三〇 比丘達よ、沙門や婆羅門の中には、常住論を抱く者がいる。彼らは、四種の根拠により、我【が】と世界とを常住であると説くのである。それでは、彼ら尊敬すべき沙門や婆羅門は、何により、何に基づいて、常住論として、四種の根拠により、我と世界とを常住であると説くのであろうか。

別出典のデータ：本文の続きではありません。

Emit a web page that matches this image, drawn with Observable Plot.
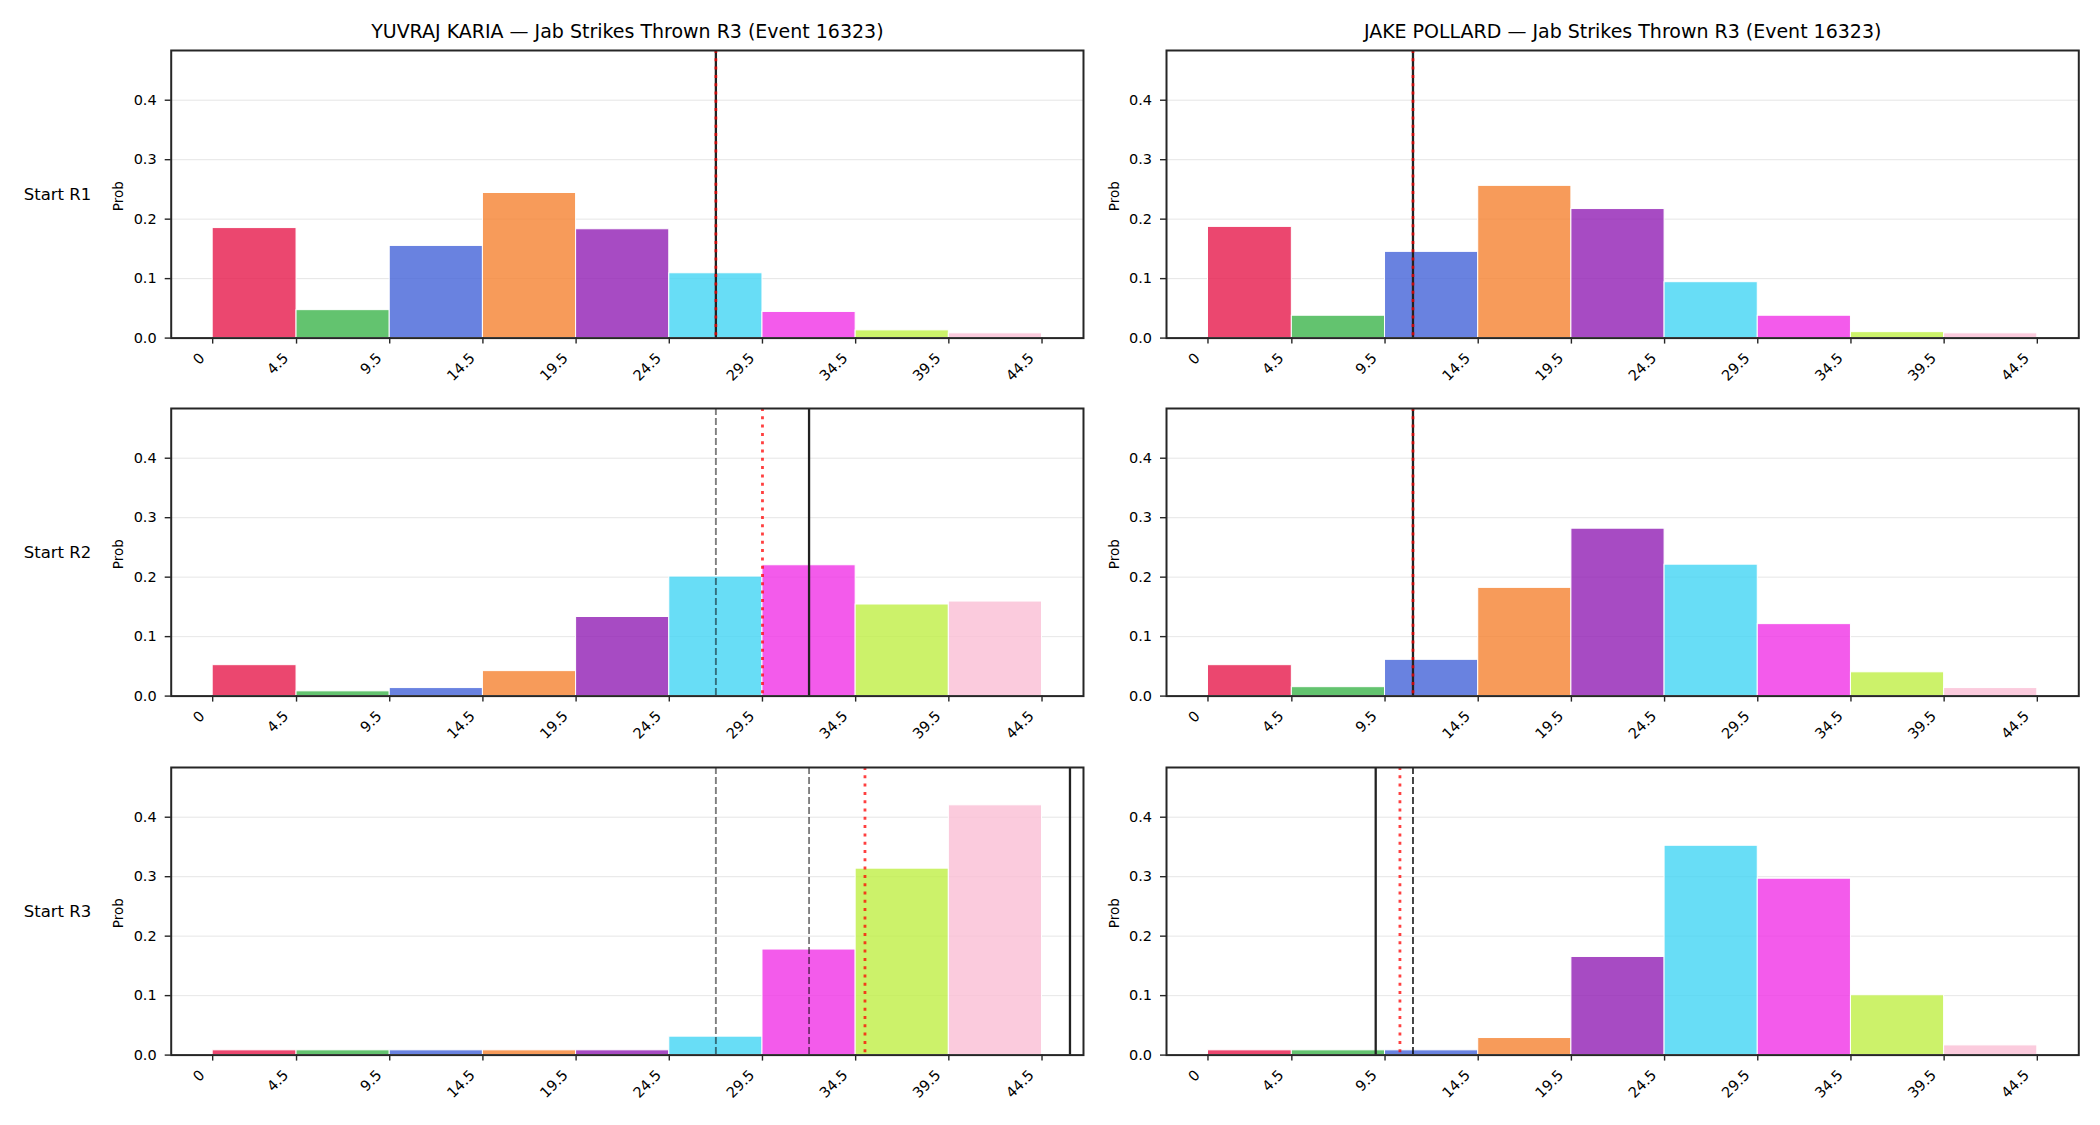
<!DOCTYPE html>
<html>
<head>
<meta charset="utf-8">
<script src="https://cdn.jsdelivr.net/npm/d3@7"></script>
<script src="https://cdn.jsdelivr.net/npm/@observablehq/plot@0.6"></script>
<style>
  html, body { margin: 0; padding: 0; background: #ffffff; }
  #chart { position: relative; width: 2100px; height: 1125px; overflow: hidden; background: #ffffff; }
  #chart svg { position: absolute; }
</style>
</head>
<body>
<div id="chart"></div>
<script>
// Fighters, rounds and histogram bins
const fighters = ["YUVRAJ KARIA", "JAKE POLLARD"];
const statTitle = "Jab Strikes Thrown R3 (Event 16323)";
const rowLabels = ["Start R1", "Start R2", "Start R3"];
const binEdges = [0, 4.5, 9.5, 14.5, 19.5, 24.5, 29.5, 34.5, 39.5, 44.5];
const binColors = ["#e6194b", "#3cb44b", "#4363d8", "#f58231", "#911eb4", "#42d4f4", "#f032e6", "#bfef45", "#fabed4"];
const xTicks = [0, 4.5, 9.5, 14.5, 19.5, 24.5, 29.5, 34.5, 39.5, 44.5];
const yTicks = [0, 0.1, 0.2, 0.3, 0.4];

// Probability per bin, Yuvraj Karia
const kariaR1 = [0.185, 0.047, 0.155, 0.244, 0.183, 0.109, 0.044, 0.013, 0.008];
const kariaR2 = [0.052, 0.008, 0.0135, 0.042, 0.133, 0.201, 0.220, 0.154, 0.159];
const kariaR3 = [0.008, 0.008, 0.008, 0.008, 0.008, 0.031, 0.1775, 0.3135, 0.420];
// Probability per bin, Jake Pollard
const pollardR1 = [0.187, 0.0376, 0.145, 0.256, 0.217, 0.094, 0.0376, 0.010, 0.008];
const pollardR2 = [0.052, 0.015, 0.061, 0.182, 0.2815, 0.221, 0.121, 0.040, 0.0135];
const pollardR3 = [0.008, 0.008, 0.008, 0.0287, 0.165, 0.352, 0.2966, 0.1006, 0.0163];

// Reference lines per round: current line (solid), model centre (dotted), earlier lines (dashed)
const kariaLine = [27, 32, 46];
const kariaCentre = [27, 29.5, 35];
const kariaEarlier = [[], [27], [27, 32]];
const pollardLine = [11, 11, 9];
const pollardCentre = [11, 11, 10.3];
const pollardEarlier = [[], [11], [11, 11]];

const kariaRounds = [kariaR1, kariaR2, kariaR3];
const pollardRounds = [pollardR1, pollardR2, pollardR3];

const FONT = "DejaVu Sans, sans-serif";
const INK = "#262626";
const frameW = 912.3;
const frameH = 287.6;
const mTop = 50;
const mBottom = 60;
const rowTops = [50, 408.3, 766.6];
const fmtX = d => String(d);

function panel({probs, line, centre, earlier, title, rowLabel, svgLeft, svgWidth, marginLeft}) {
  const bins = probs.map((p, i) => ({x1: binEdges[i], x2: binEdges[i + 1], p, color: binColors[i]}));
  const marks = [
    Plot.gridY(yTicks, {stroke: "#b0b0b0", strokeOpacity: 0.32, strokeWidth: 1}),
    Plot.rectY(bins, {x1: "x1", x2: "x2", y: "p", fill: "color", fillOpacity: 0.8, stroke: "white", strokeWidth: 1}),
    Plot.ruleX(earlier, {stroke: "black", strokeOpacity: 0.5, strokeWidth: 1.9, strokeDasharray: "7,3"}),
    Plot.ruleX([line], {stroke: "#222222", strokeWidth: 2.3}),
    Plot.ruleX([centre], {stroke: "red", strokeOpacity: 0.75, strokeWidth: 2.8, strokeDasharray: "3,5.3"}),
    Plot.frame({stroke: INK, strokeWidth: 2}),
    Plot.axisY(yTicks, {tickSize: 6, tickPadding: 8.5, strokeWidth: 1.4, tickFormat: d3.format(".1f"), label: null, fill: "black", fontSize: 14.5}),
    Plot.axisX(xTicks, {tickSize: 6, strokeWidth: 1.4, fill: "none", label: null}),
    Plot.axisX(xTicks, {tickSize: 0, tickRotate: -45, tickPadding: 17.5, dx: -10.5, tickFormat: fmtX, label: null, fill: "black", fontSize: 14.5}),
    Plot.text(["Prob"], {text: d => d, frameAnchor: "left", rotate: -90, dx: -48, dy: 2, lineAnchor: "bottom", textAnchor: "middle", fontSize: 13.5, fill: "black"})
  ];
  if (title) {
    marks.push(Plot.text([title], {text: d => d, frameAnchor: "top", lineAnchor: "bottom", dy: -12.7, fontSize: 19, fill: "black"}));
  }
  if (rowLabel) {
    marks.push(Plot.text([rowLabel], {text: d => d, frameAnchor: "left", textAnchor: "start", lineAnchor: "middle", dx: -147.4, fontSize: 16.5, fill: "black"}));
  }
  const svg = Plot.plot({
    width: svgWidth,
    height: mTop + frameH + mBottom,
    marginLeft,
    marginRight: svgWidth - marginLeft - frameW,
    marginTop: mTop,
    marginBottom: mBottom,
    style: {background: "transparent", overflow: "visible", fontFamily: FONT, fontSize: "14px", color: INK},
    x: {domain: [-2.225, 46.725]},
    y: {domain: [0, 0.4836]},
    color: {type: "identity"},
    marks
  });
  svg.style.left = svgLeft + "px";
  return svg;
}

const chart = document.getElementById("chart");
for (let r = 0; r < 3; r++) {
  const left = panel({
    probs: kariaRounds[r], line: kariaLine[r], centre: kariaCentre[r], earlier: kariaEarlier[r],
    title: r === 0 ? `${fighters[0]} — ${statTitle}` : null,
    rowLabel: rowLabels[r],
    svgLeft: 0, svgWidth: 1100, marginLeft: 170.7
  });
  left.style.top = (rowTops[r] - mTop) + "px";
  chart.appendChild(left);

  const right = panel({
    probs: pollardRounds[r], line: pollardLine[r], centre: pollardCentre[r], earlier: pollardEarlier[r],
    title: r === 0 ? `${fighters[1]} — ${statTitle}` : null,
    rowLabel: null,
    svgLeft: 1100, svgWidth: 1000, marginLeft: 66
  });
  right.style.top = (rowTops[r] - mTop) + "px";
  chart.appendChild(right);
}
</script>
</body>
</html>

三一 さて、比丘達よ、沙門もしくは婆羅門の中には、熱心・精勤・修定・不放逸・正憶念によって、その心が三昧に入っているとき、例えば、一生・二生・三生・四生・五生・十生・二十生・三十生・四十生・五十生・百生・千生・百千生・多百生・多千生・多百千生といった、様々な過去における生涯を思い出すような、心三昧を得る者がいる。そして、『あの生において、私はこれこれの名前を持ち、これこれの名字を持ち、これこれの階級に属し、これこれの食物を取り、これこれの苦楽を感受し、これこれの寿命を持った。その私はあそこより死没して、別の生に生まれ変わった。その生では、これこれの名前を持ち、これこれの名字を持ち、これこれの階級に属し、これこれの食物を取り、これこれの苦楽を感受し、これこれの寿命を持った。その私はそこより死没して、この生に生まれ変わった』と、このように、その事情と境遇とを併せ持った、過去における様々な生涯を思い出すのである。そこで、彼は次のように説くのである。

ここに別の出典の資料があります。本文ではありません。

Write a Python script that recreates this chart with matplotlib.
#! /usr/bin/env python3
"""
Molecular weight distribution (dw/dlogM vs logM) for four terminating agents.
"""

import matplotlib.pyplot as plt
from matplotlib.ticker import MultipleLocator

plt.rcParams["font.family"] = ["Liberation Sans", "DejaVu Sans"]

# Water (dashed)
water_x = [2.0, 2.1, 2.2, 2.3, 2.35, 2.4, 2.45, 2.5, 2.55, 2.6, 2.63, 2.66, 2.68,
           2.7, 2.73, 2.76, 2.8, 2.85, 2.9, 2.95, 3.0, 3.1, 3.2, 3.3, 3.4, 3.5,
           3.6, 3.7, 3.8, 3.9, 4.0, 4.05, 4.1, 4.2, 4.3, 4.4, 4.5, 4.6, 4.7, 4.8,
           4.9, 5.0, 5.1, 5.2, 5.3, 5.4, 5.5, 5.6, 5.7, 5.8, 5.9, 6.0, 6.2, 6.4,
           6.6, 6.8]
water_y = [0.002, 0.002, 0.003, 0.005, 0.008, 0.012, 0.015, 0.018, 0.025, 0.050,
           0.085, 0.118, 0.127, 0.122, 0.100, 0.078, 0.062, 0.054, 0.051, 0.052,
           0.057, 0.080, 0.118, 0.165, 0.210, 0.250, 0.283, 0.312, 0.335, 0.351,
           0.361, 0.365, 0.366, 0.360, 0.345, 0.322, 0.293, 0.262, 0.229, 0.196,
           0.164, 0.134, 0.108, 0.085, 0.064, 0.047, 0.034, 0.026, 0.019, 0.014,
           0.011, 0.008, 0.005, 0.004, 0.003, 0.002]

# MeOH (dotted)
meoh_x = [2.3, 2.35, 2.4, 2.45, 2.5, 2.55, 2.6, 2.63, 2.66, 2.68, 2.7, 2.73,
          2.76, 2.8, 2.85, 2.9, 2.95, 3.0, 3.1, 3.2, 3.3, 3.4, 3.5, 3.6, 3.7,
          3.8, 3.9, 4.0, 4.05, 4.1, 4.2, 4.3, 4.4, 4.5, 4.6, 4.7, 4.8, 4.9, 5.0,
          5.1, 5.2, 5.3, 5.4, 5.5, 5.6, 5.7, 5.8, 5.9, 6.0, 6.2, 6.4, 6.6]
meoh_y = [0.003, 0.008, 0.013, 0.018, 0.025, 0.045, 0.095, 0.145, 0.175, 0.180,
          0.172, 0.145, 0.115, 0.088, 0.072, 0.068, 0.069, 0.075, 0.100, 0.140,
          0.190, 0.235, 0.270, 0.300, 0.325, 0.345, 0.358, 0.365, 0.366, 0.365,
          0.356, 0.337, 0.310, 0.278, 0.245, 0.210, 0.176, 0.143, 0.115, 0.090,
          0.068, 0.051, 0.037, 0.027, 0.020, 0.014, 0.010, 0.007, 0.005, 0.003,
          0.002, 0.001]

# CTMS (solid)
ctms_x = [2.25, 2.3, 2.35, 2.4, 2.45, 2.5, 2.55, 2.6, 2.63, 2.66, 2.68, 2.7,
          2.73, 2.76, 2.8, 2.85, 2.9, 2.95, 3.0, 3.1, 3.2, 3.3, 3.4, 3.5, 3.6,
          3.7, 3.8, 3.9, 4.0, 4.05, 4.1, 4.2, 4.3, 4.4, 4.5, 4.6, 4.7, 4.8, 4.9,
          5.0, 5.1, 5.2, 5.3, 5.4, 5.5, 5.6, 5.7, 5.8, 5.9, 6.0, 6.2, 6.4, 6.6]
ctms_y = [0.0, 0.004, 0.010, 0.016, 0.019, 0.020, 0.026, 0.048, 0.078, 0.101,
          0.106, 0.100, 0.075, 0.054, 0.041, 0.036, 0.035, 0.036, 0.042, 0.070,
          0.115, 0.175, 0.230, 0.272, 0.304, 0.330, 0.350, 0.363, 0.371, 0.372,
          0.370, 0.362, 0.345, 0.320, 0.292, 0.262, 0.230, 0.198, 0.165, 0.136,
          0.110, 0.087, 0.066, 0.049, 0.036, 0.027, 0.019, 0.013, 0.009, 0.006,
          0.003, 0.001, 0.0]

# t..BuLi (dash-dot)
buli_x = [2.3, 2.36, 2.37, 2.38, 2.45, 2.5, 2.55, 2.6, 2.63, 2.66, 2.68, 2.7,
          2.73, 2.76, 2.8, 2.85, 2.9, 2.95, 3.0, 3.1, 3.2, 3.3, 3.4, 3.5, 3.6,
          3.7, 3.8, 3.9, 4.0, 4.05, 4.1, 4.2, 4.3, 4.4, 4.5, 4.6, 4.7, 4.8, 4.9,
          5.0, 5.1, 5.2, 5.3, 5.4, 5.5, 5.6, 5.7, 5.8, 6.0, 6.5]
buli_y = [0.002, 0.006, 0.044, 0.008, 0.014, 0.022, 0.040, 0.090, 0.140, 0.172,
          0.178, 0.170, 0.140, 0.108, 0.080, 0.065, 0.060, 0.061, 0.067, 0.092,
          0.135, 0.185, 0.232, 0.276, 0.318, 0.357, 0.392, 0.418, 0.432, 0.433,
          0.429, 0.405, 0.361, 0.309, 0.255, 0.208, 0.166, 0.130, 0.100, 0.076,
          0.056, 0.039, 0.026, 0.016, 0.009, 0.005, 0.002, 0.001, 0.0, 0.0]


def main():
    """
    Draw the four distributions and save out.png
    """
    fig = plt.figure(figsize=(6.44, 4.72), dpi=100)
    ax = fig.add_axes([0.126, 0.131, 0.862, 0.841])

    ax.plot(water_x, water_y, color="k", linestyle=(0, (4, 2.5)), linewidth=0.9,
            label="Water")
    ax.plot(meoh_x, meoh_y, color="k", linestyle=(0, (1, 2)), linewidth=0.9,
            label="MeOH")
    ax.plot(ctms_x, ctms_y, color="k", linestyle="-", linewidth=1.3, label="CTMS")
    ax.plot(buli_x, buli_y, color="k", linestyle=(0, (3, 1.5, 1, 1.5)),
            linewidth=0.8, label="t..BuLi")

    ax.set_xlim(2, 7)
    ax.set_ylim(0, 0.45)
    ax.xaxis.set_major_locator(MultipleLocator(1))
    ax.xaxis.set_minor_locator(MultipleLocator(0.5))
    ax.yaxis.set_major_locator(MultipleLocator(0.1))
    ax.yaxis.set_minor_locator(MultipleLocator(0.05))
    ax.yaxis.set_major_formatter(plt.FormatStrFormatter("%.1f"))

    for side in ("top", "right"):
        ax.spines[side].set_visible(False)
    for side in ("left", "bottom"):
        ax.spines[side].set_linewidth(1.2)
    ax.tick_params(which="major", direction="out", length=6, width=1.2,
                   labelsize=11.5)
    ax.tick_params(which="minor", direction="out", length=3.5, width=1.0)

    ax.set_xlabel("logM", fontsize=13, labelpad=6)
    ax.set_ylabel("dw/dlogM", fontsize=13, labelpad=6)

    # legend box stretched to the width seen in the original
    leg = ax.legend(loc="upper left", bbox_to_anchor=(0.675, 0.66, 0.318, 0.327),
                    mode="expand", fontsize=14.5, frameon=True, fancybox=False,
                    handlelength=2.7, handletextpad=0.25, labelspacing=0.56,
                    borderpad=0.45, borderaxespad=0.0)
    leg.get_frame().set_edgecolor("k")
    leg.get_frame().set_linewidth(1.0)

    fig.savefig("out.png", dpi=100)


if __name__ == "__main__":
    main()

『我と世界とは常住であり、生産することはなく、山頂のように常住であり、石柱が立つように不動である。そして、諸々の有情【うじょう】は流転【るてん】し輪廻【りんね】し死去し出生するが、なおかつ我と世界とは常住に存在しているのである。それはどうしてであろうか。私は熱心・精勤・修定・不放逸・正憶念によって、心が三昧にとどまるとき、例えば、一生…(中略)…多百千生といった、様々な過去における生涯を思い出すような心三昧を得て、「あの生において、これこれの名前を持ち…(中略)…この生に生まれ変わった」と、このように、その事情と境遇とを併せ持った、様々な過去における生涯を思い出した。そして、このことによって、私はどのようにして我と世界とが常住であり、生産することはなく、山頂のように常住であり、石柱が立つように不動であり、諸々の有情は流転し輪廻し死去し出生するが、なおかつ我と世界とは常住に存在しているのかを知ったからである。』
 比丘達よ、これがすなわち第一の立場であって、これによりこれに基づいて、ある沙門や婆羅門は、常住論として、我と世界とを常住であると説くのである。

【解説】
◎常住論――その三昧と四劫の構図
 仏教では、世界(宇宙)の成立に始まる変遷の一サイクルを四つに分けている。この一サイクルを四劫【しこう】と呼び、それは、成劫【じょうこう】、住劫【じゅうこう】、壊劫【えこう】、空劫【くうこう】という四つの期間から成り立っている。
 成劫は、世界の創造期であり、住劫は世界が維持されている期間、壊劫では世界が壊滅し、空劫で世界は虚空と化する。
 ここでは、三昧に入って、「例えば、一生…(中略)…多百千生といった、様々な過去における生涯を思い出すような心三昧を得て」とされているが、この思い出した生涯がすべて世界が維持されている住劫でのものであった。つまり、彼らは住劫しか知らないわけで、そのために、この世は常住である、そして、私達はその中を生死流転しているのだという考え方が出てきているのである。彼らの三昧は、この宇宙の創造から破壊、虚空を超えたものではないということである。